While the pace of vaccine dose arrivals is accelerating in Quebec, it is still not possible for them to jump the queue and get a dose.

This decision is devastating news for associations representing the interests of people living with serious diseases, who are more at risk of developing serious complications if they contract COVID-19, and even of dying.

"I have a patient who has been living in hiding since the start of the pandemic," said Dr. Remi Rabasa-Lhoret, who treats patients with diabetes. "And others have hardly been out of the house for a year."

They are afraid, the endocrinologist and president of the professional council of Diabète Quebec said.

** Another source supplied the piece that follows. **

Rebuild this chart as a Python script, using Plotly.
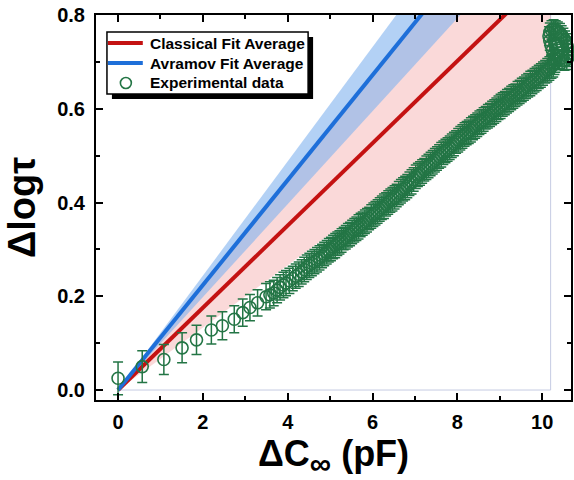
import plotly.graph_objects as go

# Experimental Δlogτ vs ΔC∞ (pF), split by run segment
dc_early = [0.00, 0.57, 1.08, 1.51, 1.85, 2.20, 2.46, 2.74, 2.94, 3.11, 3.29]
dlog_early = [0.025, 0.050, 0.065, 0.090, 0.107, 0.128, 0.137, 0.151, 0.165,
              0.176, 0.186]
err_early = [0.035, 0.034, 0.032, 0.032, 0.031, 0.030, 0.030, 0.029, 0.029,
             0.028, 0.028]

dc_mid = [3.49, 3.58, 3.67, 3.75, 3.82, 3.90, 3.96, 4.04, 4.12, 4.19,
          4.26, 4.33, 4.39, 4.45, 4.51, 4.57, 4.63, 4.69, 4.75, 4.81,
          4.86, 4.92, 4.97]
dlog_mid = [0.199, 0.203, 0.207, 0.213, 0.219, 0.224, 0.228, 0.233, 0.238, 0.243,
            0.247, 0.252, 0.257, 0.262, 0.266, 0.270, 0.274, 0.278, 0.282, 0.286,
            0.290, 0.294, 0.298]
err_mid = [0.028, 0.028, 0.027, 0.027, 0.027, 0.027, 0.027, 0.027, 0.026, 0.026,
           0.026, 0.026, 0.026, 0.026, 0.026, 0.026, 0.026, 0.026, 0.026, 0.025,
           0.025, 0.025, 0.025]

dc_late = [5.02, 5.07, 5.12, 5.17, 5.22, 5.27, 5.32, 5.37, 5.42, 5.47,
           5.52, 5.57, 5.62, 5.67, 5.72, 5.77, 5.82, 5.87, 5.92, 5.97,
           6.02, 6.07, 6.12, 6.17, 6.22, 6.27, 6.32, 6.37, 6.42, 6.47,
           6.52, 6.57, 6.62, 6.67, 6.72, 6.77, 6.82, 6.87, 6.92, 6.97,
           7.02, 7.07, 7.12, 7.17, 7.22, 7.27, 7.32, 7.37, 7.42, 7.47,
           7.52, 7.57, 7.62, 7.67, 7.72, 7.77, 7.82, 7.87, 7.92, 7.97,
           8.02, 8.07, 8.12, 8.17, 8.22, 8.27, 8.32, 8.37, 8.42, 8.47,
           8.52, 8.57, 8.62, 8.67, 8.72, 8.77, 8.82, 8.87, 8.92, 8.97,
           9.02, 9.07, 9.12, 9.17, 9.22, 9.27, 9.32, 9.37, 9.42, 9.47,
           9.52, 9.57, 9.62, 9.67, 9.72, 9.77, 9.82, 9.87, 9.92, 9.97,
           10.02, 10.07, 10.12, 10.17, 10.22]
dlog_late = [0.301, 0.305, 0.308, 0.312, 0.315, 0.319, 0.323, 0.326, 0.330, 0.333,
             0.337, 0.341, 0.344, 0.348, 0.352, 0.355, 0.359, 0.362, 0.366, 0.370,
             0.374, 0.377, 0.381, 0.385, 0.389, 0.392, 0.396, 0.400, 0.404, 0.407,
             0.411, 0.415, 0.420, 0.424, 0.428, 0.431, 0.435, 0.440, 0.444, 0.449,
             0.455, 0.459, 0.462, 0.466, 0.470, 0.474, 0.478, 0.482, 0.486, 0.490,
             0.494, 0.498, 0.502, 0.506, 0.510, 0.513, 0.517, 0.521, 0.525, 0.529,
             0.533, 0.537, 0.541, 0.545, 0.548, 0.551, 0.555, 0.559, 0.562, 0.566,
             0.570, 0.573, 0.577, 0.581, 0.584, 0.587, 0.591, 0.594, 0.598, 0.602,
             0.605, 0.609, 0.612, 0.616, 0.619, 0.623, 0.626, 0.629, 0.633, 0.636,
             0.640, 0.643, 0.647, 0.650, 0.654, 0.657, 0.661, 0.664, 0.668, 0.671,
             0.675, 0.679, 0.682, 0.686, 0.690]
err_late = [0.025, 0.025, 0.026, 0.025, 0.025, 0.025, 0.024, 0.025, 0.025, 0.025,
            0.025, 0.025, 0.025, 0.026, 0.025, 0.025, 0.025, 0.025, 0.024, 0.025,
            0.025, 0.025, 0.025, 0.025, 0.025, 0.026, 0.025, 0.025, 0.025, 0.025,
            0.025, 0.024, 0.025, 0.025, 0.025, 0.025, 0.025, 0.025, 0.026, 0.025,
            0.025, 0.025, 0.025, 0.025, 0.024, 0.025, 0.025, 0.025, 0.025, 0.025,
            0.025, 0.025, 0.026, 0.025, 0.025, 0.025, 0.025, 0.025, 0.025, 0.024,
            0.025, 0.025, 0.025, 0.025, 0.025, 0.025, 0.026, 0.025, 0.025, 0.025,
            0.025, 0.025, 0.025, 0.024, 0.025, 0.025, 0.025, 0.025, 0.025, 0.025,
            0.026, 0.025, 0.025, 0.025, 0.025, 0.025, 0.025, 0.024, 0.025, 0.025,
            0.025, 0.025, 0.025, 0.025, 0.026, 0.025, 0.025, 0.025, 0.025, 0.025,
            0.025, 0.024, 0.025, 0.025, 0.025]

# final points, where the signal turns over at the end of the run
dc_end = [10.26, 10.29, 10.31, 10.30, 10.27, 10.24, 10.21, 10.18, 10.16, 10.18,
          10.22, 10.27, 10.32, 10.37, 10.42, 10.46, 10.50, 10.54, 10.57, 10.59,
          10.61, 10.62, 10.61, 10.58, 10.53, 10.47, 10.41, 10.36]
dlog_end = [0.693, 0.697, 0.702, 0.708, 0.716, 0.725, 0.735, 0.745, 0.755, 0.763,
            0.768, 0.770, 0.768, 0.765, 0.762, 0.757, 0.752, 0.746, 0.740, 0.733,
            0.726, 0.718, 0.710, 0.704, 0.702, 0.703, 0.706, 0.712]
err_end = [0.025, 0.024, 0.024, 0.022, 0.022, 0.021, 0.021, 0.020, 0.020, 0.020,
           0.020, 0.020, 0.020, 0.020, 0.020, 0.020, 0.020, 0.020, 0.020, 0.020,
           0.020, 0.020, 0.020, 0.020, 0.020, 0.020, 0.020, 0.020]

dc_inf = dc_early + dc_mid + dc_late + dc_end
dlog_tau = dlog_early + dlog_mid + dlog_late + dlog_end
dlog_err = err_early + err_mid + err_late + err_end

# Linear fits through the origin, evaluated at the ends of the fitted range
fit_x = [0.0, 10.2]
classical_avg = [0.0, 0.895]
classical_low = [0.0, 0.679]
classical_high = [0.0, 1.142]
avramov_avg = [0.0, 1.142]
avramov_low = [0.0, 1.011]
avramov_high = [0.0, 1.244]

legend_labels = ["Classical Fit Average", "Avramov Fit Average",
                 "Experimental data"]

RED = "#C41212"
BLUE = "#1E6FD9"
GREEN = "#237545"
FONT = "Liberation Sans"

# plot-area geometry in pixels, used to place the hand-built legend
W, H = 574, 480
ML, MR, MT, MB = 96, 1, 15, 80
PW, PH = W - ML - MR, H - MT - MB


def px(xp):
    return (xp - ML) / PW


def py(yp):
    return (H - MB - yp) / PH


fig = go.Figure()

# outline of the fitted range
fig.add_trace(go.Scatter(
    x=[fit_x[0], fit_x[1], fit_x[1]], y=[0.0, 0.0, 1.0], mode="lines",
    line=dict(color="#c5cbe3", width=1), showlegend=False, hoverinfo="skip"))

# confidence bands
fig.add_trace(go.Scatter(
    x=fit_x + fit_x[::-1], y=classical_high + classical_low[::-1],
    fill="toself", fillcolor="rgba(240,130,130,0.3)", mode="none",
    showlegend=False, hoverinfo="skip"))
fig.add_trace(go.Scatter(
    x=fit_x + fit_x[::-1], y=avramov_high + avramov_low[::-1],
    fill="toself", fillcolor="rgba(128,178,238,0.6)", mode="none",
    showlegend=False, hoverinfo="skip"))

fig.add_trace(go.Scatter(
    x=fit_x, y=classical_avg, mode="lines", name=legend_labels[0],
    line=dict(color=RED, width=4), showlegend=False))
fig.add_trace(go.Scatter(
    x=fit_x, y=avramov_avg, mode="lines", name=legend_labels[1],
    line=dict(color=BLUE, width=4), showlegend=False))

fig.add_trace(go.Scatter(
    x=dc_inf, y=dlog_tau, mode="markers", name=legend_labels[2],
    marker=dict(symbol="circle-open", size=12, color=GREEN,
                line=dict(width=1.6, color=GREEN)),
    error_y=dict(type="data", array=dlog_err, visible=True, color=GREEN,
                 thickness=1.5, width=5),
    cliponaxis=False, showlegend=False))

axis_common = dict(
    showline=True, linecolor="black", linewidth=2, mirror="ticks",
    ticks="inside", tickcolor="black", tickwidth=2, ticklen=7,
    showgrid=False, zeroline=False,
    tickfont=dict(family=FONT, size=20, color="black", weight="bold"),
)

fig.update_xaxes(
    range=[-0.52, 10.68], tickvals=[0, 2, 4, 6, 8, 10],
    ticklabelstandoff=3,
    minor=dict(dtick=1, ticks="inside", ticklen=4, tickwidth=2,
               tickcolor="black", showgrid=False),
    title=dict(text="ΔC<sub><span style='font-size:30px'>∞</span></sub> (pF)",
               standoff=15,
               font=dict(family=FONT, size=36, color="black", weight="bold")),
    **axis_common)
fig.update_yaxes(
    range=[-0.0213, 0.8], tickvals=[0.0, 0.2, 0.4, 0.6, 0.8],
    ticktext=["0.0", "0.2", "0.4", "0.6", "0.8"],
    ticklabelstandoff=5,
    minor=dict(dtick=0.1, ticks="inside", ticklen=4, tickwidth=2,
               tickcolor="black", showgrid=False),
    title=dict(text="Δlogτ", standoff=10,
               font=dict(family=FONT, size=38, color="black", weight="bold")),
    **axis_common)

# legend box with a drop shadow
box = (107, 309, 32, 94)
shadow = 5
fig.add_shape(type="rect", xref="paper", yref="paper",
              x0=px(box[0] + shadow), x1=px(box[1] + shadow),
              y0=py(box[3] + shadow), y1=py(box[2] + shadow),
              fillcolor="black", line=dict(width=0), layer="above")
fig.add_shape(type="rect", xref="paper", yref="paper",
              x0=px(box[0]), x1=px(box[1]), y0=py(box[3]), y1=py(box[2]),
              fillcolor="white", line=dict(color="black", width=1.5),
              layer="above")

rows = [43, 63, 83]
for yy, col in zip(rows[:2], [RED, BLUE]):
    fig.add_shape(type="line", xref="paper", yref="paper",
                  x0=px(108), x1=px(143), y0=py(yy), y1=py(yy),
                  line=dict(color=col, width=4), layer="above")
fig.add_shape(type="circle", xref="paper", yref="paper",
              x0=px(120.5), x1=px(131.5), y0=py(rows[2] + 5.5),
              y1=py(rows[2] - 5.5),
              line=dict(color=GREEN, width=1.6), layer="above")
for yy, label in zip(rows, legend_labels):
    fig.add_annotation(xref="paper", yref="paper", x=px(148), y=py(yy),
                       text=label, showarrow=False, xanchor="left",
                       yanchor="middle",
                       font=dict(family=FONT, size=15.5, color="black",
                                 weight="bold"))

fig.update_layout(
    width=W, height=H,
    margin=dict(l=ML, r=MR, t=MT, b=MB),
    paper_bgcolor="white", plot_bgcolor="white",
    showlegend=False,
)

fig.write_html("out.html")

"Because these patients, if they are infected with the novel coronavirus, are two to three times more likely to end up in intensive care and die than a person of the same age without chronic disease," he said. "Several scientific studies confirm this. The higher risk is well established."

This is also the case for several chronic conditions, such as kidney disease, "which are a huge risk factor."

The Quebec Lung Association agrees feeling people with lung disease should receive their first dose of the vaccine faster than currently planned.

Its general manager Dominique Massie said that "age is not the only criterion of vulnerability."

"Very young people have serious lung disease," she said, and they don't yet know when their turn for the vaccine will come.

"They are just waiting for this, the vaccine, to start living again," she said.

The Government of Quebec began the vaccination campaign, starting with seniors living in long-term care centres and the health workers who take care of them. Then, the general population can schedule a vaccination appointment according to age, the oldest first.

People living with cancer or chronic diseases must therefore wait their turn and sign up along with those in their age group who do not have a health problem.

Asked about this, the Ministry of Health justified its position saying "age is a risk factor for complications that is more important than the presence of comorbidities."

"As a result, adults under the age of 60 who have a chronic illness or condition that increases the risk of complications from COVID-19 will be vaccinated in eighth place, after people over 60," it said.

The ministry indicated, however, that work is continuing to precisely define the list of chronic diseases and health problems that increase the risk of complications from COVID-19.

For the moment, however, "the vaccination priorities remain unchanged."

"A lack of judgment," said Massie.

The Quebec Cancer Foundation has taken a public position - by supporting and signing a letter sent to the government by the Association des médecins hématologues et oncologues du Québec - in favour of prioritizing people with cancer, since "they are immunosuppressed due to the disease."

"It seems to us that people with cancer have suffered enough with isolation," said the foundation's communications and public relations advisor Leopoldine Frowein.

The government has not yet made a decision, said Frowein, but said it was sensitive to the request.

For its part, the Lung Disease Association says it has not heard from the government. In the meantime, she is crumbling under phone calls from worried people, asking questions and needing reassurance, said Massie.

When a person is diagnosed with idiopathic pulmonary fibrosis, they usually only have three or five years to live, she explained. Every month matters to them.

The government of Quebec is sensitive to the situation, said Rabasa-Lhoret, but the latter supposes that the obstacle would be the heavy and complex logistics of the exercise: establishing a list of diseases and the obligation for the person to prove that she suffers from it, in order to be vaccinated more quickly.

Difficult, perhaps, but not impossible, says the doctor who is the vice-president, clinic and clinical research at the Institute of Clinical Research of Quebec (IRCQ). Patients can bring their medication list with them to the immunization appointment, a way to prove they have an illness that puts them at greater risk of serious complications from COVID-19, he said, as a possible solution.